___ Dataset section

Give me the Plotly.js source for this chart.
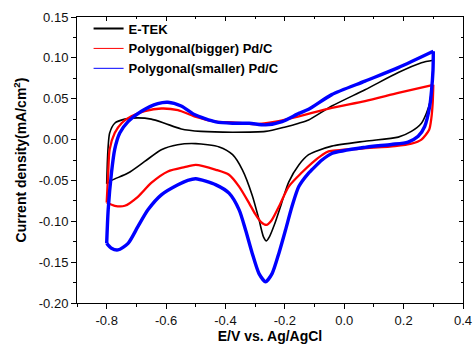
<!DOCTYPE html>
<html>
<head>
<meta charset="utf-8">
<script src="https://cdn.plot.ly/plotly-3.0.1.min.js"></script>
<style>html,body{margin:0;padding:0;background:#fff;}#chart{width:476px;height:345px;}</style>
</head>
<body>
<div id="chart"></div>
<script>
// E-TEK (black): anodic (forward) and cathodic (reverse) scans
var etekFwdX = [-0.8,-0.798,-0.795,-0.79,-0.773,-0.739,-0.695,-0.65,-0.605,-0.549,-0.482,-0.376,-0.265,-0.198,-0.153,-0.12,-0.042,0.07,0.182,0.26,0.3];
var etekFwdY = [-0.054,-0.03,-0.008,0.008,0.020,0.025,0.0265,0.025,0.020,0.013,0.010,0.009,0.010,0.0155,0.020,0.024,0.041,0.061,0.082,0.094,0.097];
var etekRevX = [0.3,0.296,0.288,0.277,0.26,0.226,0.182,0.07,-0.042,-0.097,-0.12,-0.153,-0.187,-0.212,-0.235,-0.252,-0.262,-0.272,-0.287,-0.31,-0.343,-0.376,-0.421,-0.5,-0.561,-0.616,-0.672,-0.728,-0.784,-0.8];
var etekRevY = [0.097,0.07,0.045,0.0326,0.020,0.010,0.003,-0.002,-0.008,-0.0145,-0.0185,-0.031,-0.052,-0.079,-0.104,-0.119,-0.124,-0.119,-0.098,-0.068,-0.037,-0.0185,-0.009,-0.005,-0.0063,-0.0124,-0.0268,-0.041,-0.050,-0.054];

// Polygonal (bigger) Pd/C (red)
var biggerFwdX = [-0.8,-0.795,-0.79,-0.773,-0.75,-0.717,-0.672,-0.616,-0.56,-0.505,-0.432,-0.376,-0.298,-0.231,-0.153,-0.042,0.07,0.182,0.3];
var biggerFwdY = [-0.077,-0.041,-0.012,0.008,0.020,0.0285,0.0347,0.038,0.036,0.0285,0.022,0.021,0.019,0.022,0.0285,0.0388,0.047,0.057,0.067];
var biggerRevX = [0.3,0.298,0.293,0.286,0.26,0.226,0.171,0.059,-0.053,-0.075,-0.109,-0.142,-0.187,-0.22,-0.245,-0.262,-0.28,-0.3,-0.32,-0.354,-0.388,-0.432,-0.5,-0.538,-0.594,-0.65,-0.695,-0.739,-0.773,-0.8];
var biggerRevY = [0.067,0.045,0.025,0.012,0.0,-0.005,-0.008,-0.011,-0.0145,-0.019,-0.0287,-0.040,-0.0575,-0.082,-0.099,-0.1045,-0.101,-0.091,-0.078,-0.0575,-0.043,-0.037,-0.031,-0.0337,-0.039,-0.053,-0.070,-0.081,-0.081,-0.077];

// Polygonal (smaller) Pd/C (blue)
var smallerFwdX = [-0.8,-0.795,-0.784,-0.773,-0.756,-0.728,-0.683,-0.628,-0.594,-0.549,-0.505,-0.432,-0.376,-0.32,-0.265,-0.209,-0.153,-0.12,-0.042,0.07,0.182,0.3];
var smallerFwdY = [-0.127,-0.086,-0.041,-0.012,0.008,0.022,0.0347,0.044,0.0457,0.041,0.0306,0.0216,0.020,0.020,0.018,0.022,0.032,0.037,0.055,0.0715,0.088,0.108];
var smallerRevX = [0.3,0.299,0.294,0.288,0.271,0.249,0.215,0.159,0.07,-0.042,-0.075,-0.109,-0.12,-0.153,-0.176,-0.198,-0.22,-0.243,-0.265,-0.287,-0.31,-0.332,-0.354,-0.388,-0.432,-0.5,-0.527,-0.56,-0.616,-0.661,-0.695,-0.728,-0.762,-0.784,-0.8];
var smallerRevY = [0.108,0.085,0.06,0.041,0.016,0.004,-0.003,-0.006,-0.0095,-0.017,-0.025,-0.037,-0.041,-0.0575,-0.082,-0.111,-0.139,-0.164,-0.174,-0.164,-0.139,-0.111,-0.086,-0.0656,-0.0554,-0.048,-0.050,-0.0554,-0.0677,-0.086,-0.1066,-0.127,-0.135,-0.133,-0.127];

var names = ["E-TEK", "Polygonal(bigger) Pd/C", "Polygonal(smaller) Pd/C"];
var colors = ["#000000", "#ff0000", "#0000ff"];

var xTicks = [-0.8,-0.6,-0.4,-0.2,0.0,0.2,0.4];
var xTickText = ["-0.8","-0.6","-0.4","-0.2","0.0","0.2","0.4"];
var yTicks = [-0.20,-0.15,-0.10,-0.05,0.00,0.05,0.10,0.15];
var yTickText = ["-0.20","-0.15","-0.10","-0.05","0.00","0.05","0.10","0.15"];

var FONT = "Arial, 'Liberation Sans', sans-serif";

function branch(x, y, color, width) {
  return {x: x, y: y, mode: 'lines', line: {color: color, width: width, shape: 'spline', smoothing: 0.7},
          showlegend: false, hoverinfo: 'skip'};
}

var traces = [
  branch(etekFwdX, etekFwdY, colors[0], 1.6),
  branch(etekRevX, etekRevY, colors[0], 1.6),
  branch(biggerFwdX, biggerFwdY, colors[1], 2.3),
  branch(biggerRevX, biggerRevY, colors[1], 2.3),
  branch(smallerFwdX, smallerFwdY, colors[2], 3.4),
  branch(smallerRevX, smallerRevY, colors[2], 3.4),
  // legend entries
  {x: [null], y: [null], mode: 'lines', name: names[0], line: {color: colors[0], width: 2}},
  {x: [null], y: [null], mode: 'lines', name: names[1], line: {color: colors[1], width: 1}},
  {x: [null], y: [null], mode: 'lines', name: names[2], line: {color: colors[2], width: 1}},
  // helper for mirrored top/right axes
  {x: [null], y: [null], xaxis: 'x2', yaxis: 'y2', showlegend: false, hoverinfo: 'skip'}
];

var axisCommon = {
  showgrid: false, zeroline: false, showline: true, linecolor: '#000', linewidth: 1,
  ticks: 'outside', ticklen: 5, tickwidth: 1, tickcolor: '#000',
  tickfont: {family: FONT, size: 13, color: '#111'}
};

var layout = {
  width: 476, height: 345,
  margin: {l: 77, r: 13, t: 17, b: 42},
  paper_bgcolor: '#fff', plot_bgcolor: '#fff',
  font: {family: FONT, color: '#000'},
  xaxis: Object.assign({}, axisCommon, {
    range: [-0.9, 0.4], tickmode: 'array', tickvals: xTicks, ticktext: xTickText,
    minor: {ticks: 'outside', ticklen: 3, tickcolor: '#000', dtick: 0.1, tick0: -0.9},
    title: {text: '<b>E/V vs. Ag/AgCl</b>', font: {family: FONT, size: 14, color: '#000'}, standoff: 4}
  }),
  yaxis: Object.assign({}, axisCommon, {
    range: [-0.2, 0.15], tickmode: 'array', tickvals: yTicks, ticktext: yTickText,
    minor: {ticks: 'outside', ticklen: 3, tickcolor: '#000', dtick: 0.025, tick0: 0},
    title: {text: '<b>Current density(mA/cm<sup>2</sup>)</b>', font: {family: FONT, size: 14, color: '#000'}, standoff: 8}
  }),
  xaxis2: {
    overlaying: 'x', matches: 'x', side: 'top', anchor: 'y2', range: [-0.9, 0.4],
    showgrid: false, zeroline: false, showline: true, linecolor: '#000', linewidth: 1,
    ticks: 'inside', ticklen: 4, tickcolor: '#000', showticklabels: false, tickmode: 'array', tickvals: xTicks,
    minor: {ticks: 'inside', ticklen: 2, tickcolor: '#000', dtick: 0.1, tick0: -0.9}
  },
  yaxis2: {
    overlaying: 'y', matches: 'y', side: 'right', anchor: 'x2', range: [-0.2, 0.15],
    showgrid: false, zeroline: false, showline: true, linecolor: '#000', linewidth: 1,
    ticks: 'inside', ticklen: 4, tickcolor: '#000', showticklabels: false, tickmode: 'array', tickvals: yTicks,
    minor: {ticks: 'inside', ticklen: 2, tickcolor: '#000', dtick: 0.025, tick0: 0}
  },
  showlegend: true,
  legend: {
    x: 0.03, y: 1.012, xanchor: 'left', yanchor: 'top',
    bgcolor: 'rgba(0,0,0,0)', borderwidth: 0,
    font: {family: FONT, size: 13, color: '#000', weight: 'bold'},
    tracegroupgap: 0, itemwidth: 30
  }
};

Plotly.newPlot('chart', traces, layout, {staticPlot: true, displayModeBar: false});
</script>
</body>
</html>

______

*Exercise*
In the material above, how many lines hold the word "chart"? Say only the number.

*Completed exercise*
4